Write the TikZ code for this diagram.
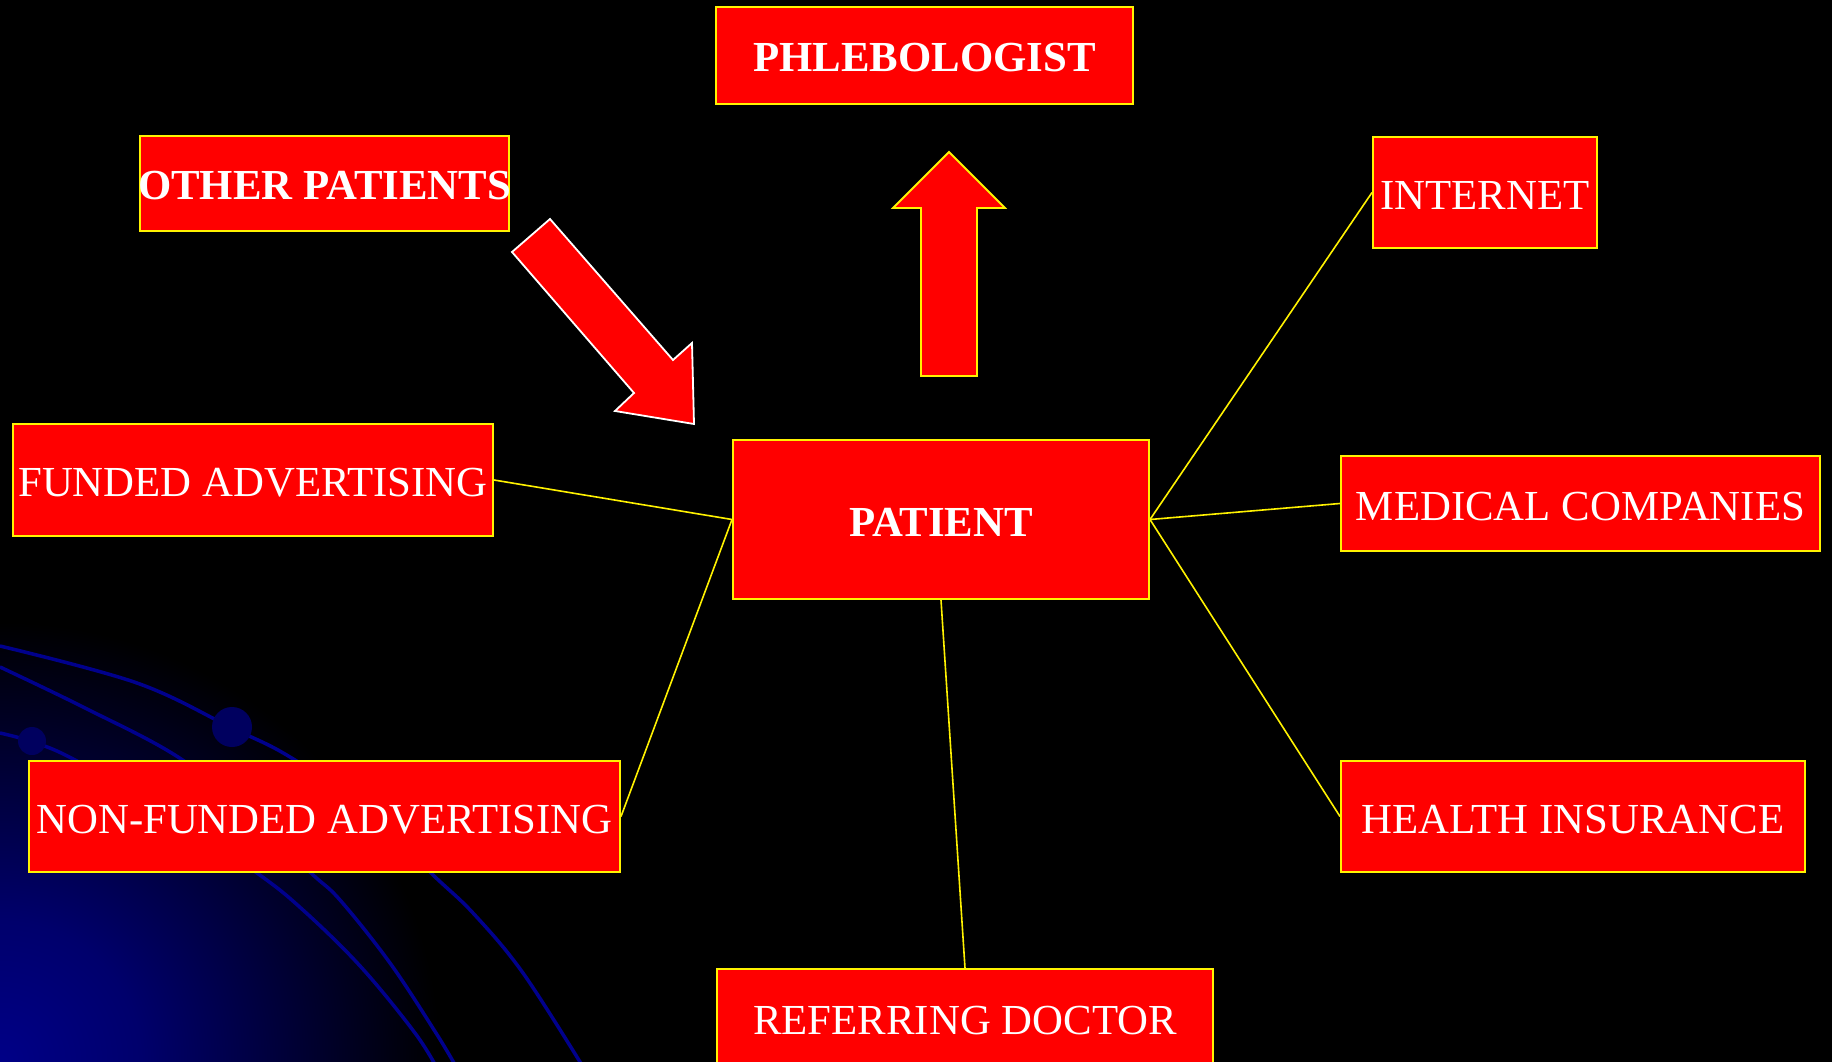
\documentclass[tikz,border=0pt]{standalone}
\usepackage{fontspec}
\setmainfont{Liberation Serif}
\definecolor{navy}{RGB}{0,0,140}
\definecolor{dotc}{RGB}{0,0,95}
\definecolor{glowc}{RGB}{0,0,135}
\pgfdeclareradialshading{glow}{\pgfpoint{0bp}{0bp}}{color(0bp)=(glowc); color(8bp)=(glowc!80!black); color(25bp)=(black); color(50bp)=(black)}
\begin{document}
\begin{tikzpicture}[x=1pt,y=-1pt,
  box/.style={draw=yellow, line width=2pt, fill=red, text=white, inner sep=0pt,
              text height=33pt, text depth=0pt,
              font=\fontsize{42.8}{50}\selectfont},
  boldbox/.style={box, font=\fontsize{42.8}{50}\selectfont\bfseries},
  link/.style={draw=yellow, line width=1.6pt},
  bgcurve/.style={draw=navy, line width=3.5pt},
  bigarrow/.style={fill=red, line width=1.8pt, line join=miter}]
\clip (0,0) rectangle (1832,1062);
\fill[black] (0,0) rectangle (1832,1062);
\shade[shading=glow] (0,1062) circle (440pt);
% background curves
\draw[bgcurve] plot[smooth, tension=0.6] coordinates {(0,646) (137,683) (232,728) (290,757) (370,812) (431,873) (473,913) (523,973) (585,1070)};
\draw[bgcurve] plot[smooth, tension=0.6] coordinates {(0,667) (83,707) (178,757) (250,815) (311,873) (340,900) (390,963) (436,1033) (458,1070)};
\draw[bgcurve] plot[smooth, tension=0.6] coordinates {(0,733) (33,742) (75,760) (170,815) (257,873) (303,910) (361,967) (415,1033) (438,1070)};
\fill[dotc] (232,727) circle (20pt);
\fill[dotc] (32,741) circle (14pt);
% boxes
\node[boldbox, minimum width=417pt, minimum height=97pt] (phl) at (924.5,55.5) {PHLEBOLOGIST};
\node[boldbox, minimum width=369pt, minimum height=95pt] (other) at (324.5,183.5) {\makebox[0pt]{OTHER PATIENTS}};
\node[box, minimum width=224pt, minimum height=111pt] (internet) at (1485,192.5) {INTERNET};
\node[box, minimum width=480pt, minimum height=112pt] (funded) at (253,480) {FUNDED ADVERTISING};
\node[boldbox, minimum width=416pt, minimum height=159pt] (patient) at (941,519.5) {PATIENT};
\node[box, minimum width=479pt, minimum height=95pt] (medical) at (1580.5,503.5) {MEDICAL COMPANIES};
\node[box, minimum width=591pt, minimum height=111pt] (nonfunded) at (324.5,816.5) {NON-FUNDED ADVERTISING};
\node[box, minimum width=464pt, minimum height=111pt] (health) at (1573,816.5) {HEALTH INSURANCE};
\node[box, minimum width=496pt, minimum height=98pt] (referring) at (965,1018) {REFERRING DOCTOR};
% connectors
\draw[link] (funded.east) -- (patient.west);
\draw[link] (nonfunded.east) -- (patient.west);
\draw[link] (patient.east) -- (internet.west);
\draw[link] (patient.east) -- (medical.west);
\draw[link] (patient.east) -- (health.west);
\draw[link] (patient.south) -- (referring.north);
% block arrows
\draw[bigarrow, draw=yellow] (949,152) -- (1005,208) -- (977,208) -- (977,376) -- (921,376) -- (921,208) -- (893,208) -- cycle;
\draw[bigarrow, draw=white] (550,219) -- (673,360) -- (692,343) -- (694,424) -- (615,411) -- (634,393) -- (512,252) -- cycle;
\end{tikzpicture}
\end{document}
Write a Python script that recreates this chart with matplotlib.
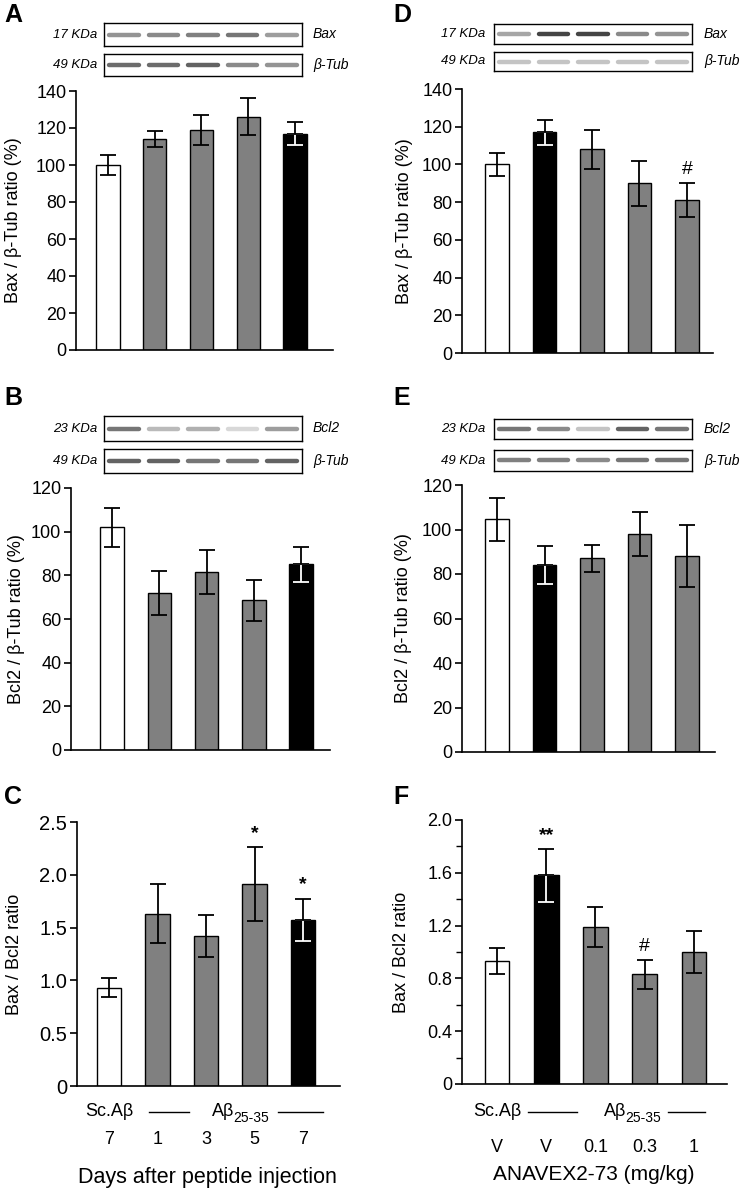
◇ ◇ ◇ ◇
Stated goal :: Transcribe all entries above exactly. Drop the pictures.

Task result ::
Write the TikZ code for this diagram.
\documentclass[tikz,border=0pt]{standalone}
\usepackage{fontspec}
\setmainfont{Liberation Serif}
\definecolor{navy}{RGB}{0,0,140}
\definecolor{dotc}{RGB}{0,0,95}
\definecolor{glowc}{RGB}{0,0,135}
\pgfdeclareradialshading{glow}{\pgfpoint{0bp}{0bp}}{color(0bp)=(glowc); color(8bp)=(glowc!80!black); color(25bp)=(black); color(50bp)=(black)}
\begin{document}
\begin{tikzpicture}[x=1pt,y=-1pt,
  box/.style={draw=yellow, line width=2pt, fill=red, text=white, inner sep=0pt,
              text height=33pt, text depth=0pt,
              font=\fontsize{42.8}{50}\selectfont},
  boldbox/.style={box, font=\fontsize{42.8}{50}\selectfont\bfseries},
  link/.style={draw=yellow, line width=1.6pt},
  bgcurve/.style={draw=navy, line width=3.5pt},
  bigarrow/.style={fill=red, line width=1.8pt, line join=miter}]
\clip (0,0) rectangle (1832,1062);
\fill[black] (0,0) rectangle (1832,1062);
\shade[shading=glow] (0,1062) circle (440pt);
% background curves
\draw[bgcurve] plot[smooth, tension=0.6] coordinates {(0,646) (137,683) (232,728) (290,757) (370,812) (431,873) (473,913) (523,973) (585,1070)};
\draw[bgcurve] plot[smooth, tension=0.6] coordinates {(0,667) (83,707) (178,757) (250,815) (311,873) (340,900) (390,963) (436,1033) (458,1070)};
\draw[bgcurve] plot[smooth, tension=0.6] coordinates {(0,733) (33,742) (75,760) (170,815) (257,873) (303,910) (361,967) (415,1033) (438,1070)};
\fill[dotc] (232,727) circle (20pt);
\fill[dotc] (32,741) circle (14pt);
% boxes
\node[boldbox, minimum width=417pt, minimum height=97pt] (phl) at (924.5,55.5) {PHLEBOLOGIST};
\node[boldbox, minimum width=369pt, minimum height=95pt] (other) at (324.5,183.5) {\makebox[0pt]{OTHER PATIENTS}};
\node[box, minimum width=224pt, minimum height=111pt] (internet) at (1485,192.5) {INTERNET};
\node[box, minimum width=480pt, minimum height=112pt] (funded) at (253,480) {FUNDED ADVERTISING};
\node[boldbox, minimum width=416pt, minimum height=159pt] (patient) at (941,519.5) {PATIENT};
\node[box, minimum width=479pt, minimum height=95pt] (medical) at (1580.5,503.5) {MEDICAL COMPANIES};
\node[box, minimum width=591pt, minimum height=111pt] (nonfunded) at (324.5,816.5) {NON-FUNDED ADVERTISING};
\node[box, minimum width=464pt, minimum height=111pt] (health) at (1573,816.5) {HEALTH INSURANCE};
\node[box, minimum width=496pt, minimum height=98pt] (referring) at (965,1018) {REFERRING DOCTOR};
% connectors
\draw[link] (funded.east) -- (patient.west);
\draw[link] (nonfunded.east) -- (patient.west);
\draw[link] (patient.east) -- (internet.west);
\draw[link] (patient.east) -- (medical.west);
\draw[link] (patient.east) -- (health.west);
\draw[link] (patient.south) -- (referring.north);
% block arrows
\draw[bigarrow, draw=yellow] (949,152) -- (1005,208) -- (977,208) -- (977,376) -- (921,376) -- (921,208) -- (893,208) -- cycle;
\draw[bigarrow, draw=white] (550,219) -- (673,360) -- (692,343) -- (694,424) -- (615,411) -- (634,393) -- (512,252) -- cycle;
\end{tikzpicture}
\end{document}
Write a Python script that recreates this chart with matplotlib.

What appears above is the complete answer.